Myers said dual monitor support is ideal for Microsoft's Vista and Office 2007 because it enables corporate customers to create a PowerPoint 2007 presentation using one monitor and display it on another monitor.

Such capabilities will allow system builders to differentiate their products from those of top-tier OEMs, AMD partners said.

"[The 690] G can support dual displays, and that whole positioning around business is a great opportunity for the channel," said Joe Toste, vice president of marketing at Equus Computer Systems, Minneapolis. "It's easier to sell dual display into the commercial world because you can do e-mail on one screen and have another application running on another screen."
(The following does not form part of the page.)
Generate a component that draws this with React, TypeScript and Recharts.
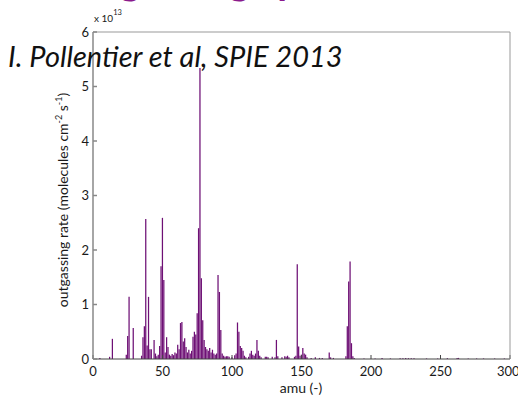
import React from 'react'
import { BarChart, Bar, XAxis, YAxis } from 'recharts'

// mass (amu) and outgassing rate (x 1e13 molecules cm^-2 s^-1)
const amu = [
  5, 12, 14, 24, 25, 26, 29, 35, 36, 37, 38, 39, 40, 41, 42, 44, 45, 46, 47, 48,
  49, 50, 51, 52, 53, 54, 55, 56, 57, 58, 59, 60, 61, 62, 63, 64, 65, 66, 67, 68,
  69, 70, 71, 72, 73, 74, 75, 76, 77, 78, 79, 80, 81, 82, 83, 84, 85, 86, 87, 88,
  89, 90, 91, 92, 93, 94, 95, 96, 97, 98, 100, 102, 103, 104, 105, 106, 107, 108, 109, 110,
  112, 113, 114, 115, 116, 117, 118, 119, 120, 121, 124, 125, 126, 129, 131, 132, 133, 136, 138, 139,
  140, 141, 145, 146, 147, 148, 149, 150, 151, 152, 153, 154, 157, 160, 163, 165, 170, 171, 173, 182,
  183, 184, 185, 186, 187, 188, 195, 203, 208, 214, 221, 223, 225, 227, 229, 231, 240, 248, 255, 262,
  263, 270, 276, 281, 289, 296,
]
const rate = [
  0.02, 0.04, 0.37, 0.08, 0.42, 1.14, 0.57, 0.06, 0.4, 0.6, 2.57, 0.25, 1.14, 0.18, 0.18, 0.35, 0.1, 0.05, 0.08, 0.24,
  1.7, 2.59, 1.45, 0.12, 0.4, 0.22, 0.08, 0.06, 0.09, 0.07, 0.12, 0.1, 0.26, 0.18, 0.66, 0.68, 0.32, 0.38, 0.22, 0.12,
  0.17, 0.1, 0.15, 0.41, 0.5, 0.45, 0.84, 2.4, 5.34, 1.48, 0.71, 0.35, 0.22, 0.18, 0.15, 0.2, 0.12, 0.17, 0.1, 0.08,
  0.1, 1.54, 1.23, 0.53, 0.1, 0.06, 0.04, 0.05, 0.05, 0.04, 0.03, 0.07, 0.1, 0.67, 0.5, 0.24, 0.2, 0.15, 0.06, 0.03,
  0.04, 0.1, 0.15, 0.08, 0.06, 0.1, 0.35, 0.15, 0.06, 0.03, 0.04, 0.04, 0.03, 0.04, 0.03, 0.35, 0.05, 0.03, 0.05, 0.04,
  0.06, 0.03, 0.04, 0.06, 1.74, 0.23, 0.06, 0.08, 0.2, 0.1, 0.08, 0.03, 0.02, 0.03, 0.02, 0.02, 0.12, 0.03, 0.02, 0.05,
  0.6, 1.42, 1.79, 0.29, 0.05, 0.02, 0.01, 0.01, 0.02, 0.01, 0.015, 0.015, 0.02, 0.015, 0.015, 0.015, 0.01, 0.01, 0.015, 0.02,
  0.02, 0.01, 0.01, 0.01, 0.01, 0.01,
]
const xTicks = [0, 50, 100, 150, 200, 250, 300]
const yTicks = [0, 1, 2, 3, 4, 5, 6]

const data = amu.map((m, i) => ({ amu: m, rate: rate[i] }))

const PURPLE = '#6e1075'
const FONT = 'Lato, "Open Sans", sans-serif'
const TEXT = '#1a1a1a'

export default function App() {
  return (
    <div style={{ position: 'absolute', left: 0, top: 0, width: 518, height: 397, background: '#fff', overflow: 'hidden' }}>
      <BarChart
        width={518}
        height={397}
        data={data}
        margin={{ top: 31, right: 7, bottom: 8, left: 63 }}
      >
        <XAxis
          dataKey="amu"
          type="number"
          domain={[0, 300]}
          ticks={xTicks}
          allowDataOverflow
          height={30}
          tickSize={-4}
          tickMargin={12}
          stroke="#444"
          tick={{ fill: TEXT, fontSize: 13, fontFamily: FONT }}
        />
        <XAxis
          xAxisId="top"
          dataKey="amu"
          orientation="top"
          type="number"
          domain={[0, 300]}
          ticks={xTicks}
          allowDataOverflow
          height={1}
          tickSize={-4}
          tick={false}
          stroke="#999"
        />
        <YAxis
          type="number"
          domain={[0, 6]}
          ticks={yTicks}
          allowDataOverflow
          width={30}
          tickSize={-4}
          tickMargin={8}
          stroke="#888"
          strokeWidth={1.5}
          tick={{ fill: TEXT, fontSize: 13, fontFamily: FONT }}
        />
        <YAxis
          yAxisId="right"
          dataKey="rate"
          orientation="right"
          type="number"
          domain={[0, 6]}
          ticks={yTicks}
          allowDataOverflow
          width={1}
          tickSize={-4}
          tick={false}
          stroke="#999"
        />
        {/* invisible copy so the top/right frame axes get drawn */}
        <Bar
          xAxisId="top"
          yAxisId="right"
          dataKey="rate"
          fill="none"
          barSize={1.6}
          isAnimationActive={false}
        />
        <Bar dataKey="rate" fill={PURPLE} barSize={1.8} isAnimationActive={false} />
      </BarChart>
      <svg
        width={518}
        height={397}
        style={{ position: 'absolute', left: 0, top: 0, pointerEvents: 'none' }}
      >
        <text x={50} y={-6} fontSize={40} fontWeight={700} fontFamily={FONT} fill="#8a1a8c">
          Outgassing spectrum
        </text>
        <text x={94} y={22} fontSize={10} fontFamily={FONT} fill={TEXT}>
          x 10<tspan dy={-7} fontSize={7.5}>13</tspan>
        </text>
        <text x={8} y={67} fontSize={29} fontStyle="italic" fontFamily={FONT} fill="#111">
          I. Pollentier et al, SPIE 2013
        </text>
        <text
          x={68}
          y={200}
          transform="rotate(-90, 68, 200)"
          textAnchor="middle"
          fontSize={14}
          fontFamily={FONT}
          fill={TEXT}
        >
          outgassing rate (molecules cm<tspan dy={-6} fontSize={9}>-2</tspan>
          <tspan dy={6}> s</tspan>
          <tspan dy={-6} fontSize={9}>-1</tspan>
          <tspan dy={6}>)</tspan>
        </text>
        <text x={301} y={393} textAnchor="middle" fontSize={14} fontFamily={FONT} fill={TEXT}>
          amu (-)
        </text>
      </svg>
    </div>
  )
}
AMD's AVS program consolidates two previously separate programs: the Commercial Stable Image Program (CSIP) for desktops and the Validated Server programs for server boards.

AVS gives partners a new level of service and support, including a 15-month stability guarantee, 48-hour motherboard return service, telephone technical support and access to a 24x7 partner support site.

Getting more traction in the channel could give AMD a lift. The company has lost market share to rival Intel and faces two disappointing financial quarters after failing to provide enough inventory for its channel partners.

In spite of that slipup, AMD launched several initiatives and programs to generate even more steam in the channel. AMD has also pledged to ensure that its channel partners aren't left high and dry and without supply again.

AMD Validated Solutions was announced last fall. In January, the chip maker announced the development of an open specification dubbed DTX that's designed to promote small form factor PC design. The company is making a review copy of the spec available this quarter.

Waltham, Mass.-based AMD partner Source Code Corp. has been shipping AVS motherboards and plans to embrace the new solutions as well.

"I think this is a great program and will help level the support field that AMD faces against Intel. For years now, we have been asking AMD to help out more with platform solutions and increase warranty support. This program directly tackles those requests," said Brian Corn, vice president of marketing at Source Code. "AMD is now going to be able to offer the same level of Commercial Desktop support that Intel current offers its ICPP program members."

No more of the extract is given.